The numbers are ludicrous: first in wins (20, and in only 26 games), first in goals against average (1.83) and second in save percentage (.935, and that’s only because stupid Michal Neuvirth is at .937 in only 16 games. Shut up, Neuvy).

In six December games, he’s given up nine goals while posting a sparkling .955 save percentage.

I still remember the Jose Theodor experiment. I still remember fans pining for Varlamov after his miracle save against Crosby. I still remember Neuvirth putting in work and trying to cement his spot as the goalie of the future in D.C. And don’t forget the fans calling back to the “glory days” of Olie Kolzig. All of that is gone. What we have now is something Washington hasn’t had, maybe ever: the clear-cut best goaltender in all of hockey.
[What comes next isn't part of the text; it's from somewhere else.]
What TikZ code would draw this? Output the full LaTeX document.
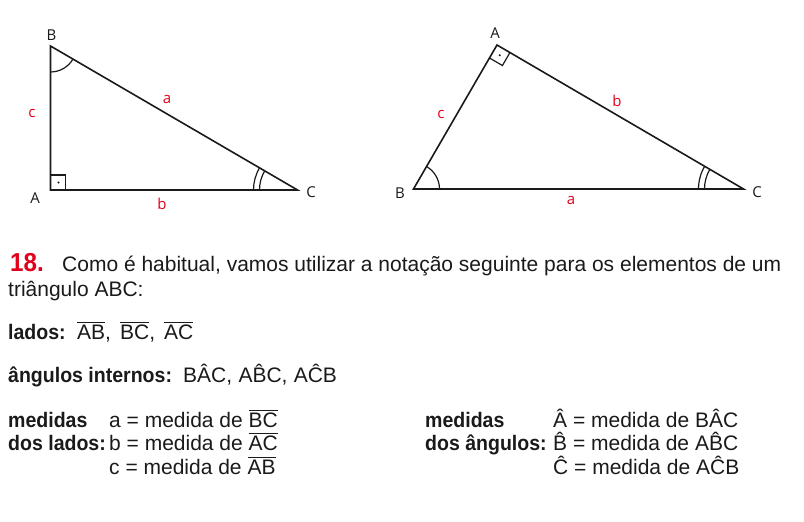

Even if Carey Price was healthy, I’m still quite sure Holtby would be outperforming him.

This man is only 26 and playing like a vacuum. And he’s the single biggest reason why I believe the Caps will make it to the Stanley Cup in 2016. Through all the scheme iterations of the last decade, the great offenses of the late 2000s and the great defenses of the early 2010s, the only thing that has never been consistent is the goaltending. Now, the Caps have a Lundqvist-esque advantage between the pipes, a guy who can literally steal three games in a seven-game series.

This is the most well-rounded team the Caps have probably ever had, and Holtby is the icing on top that makes them the best team in hockey.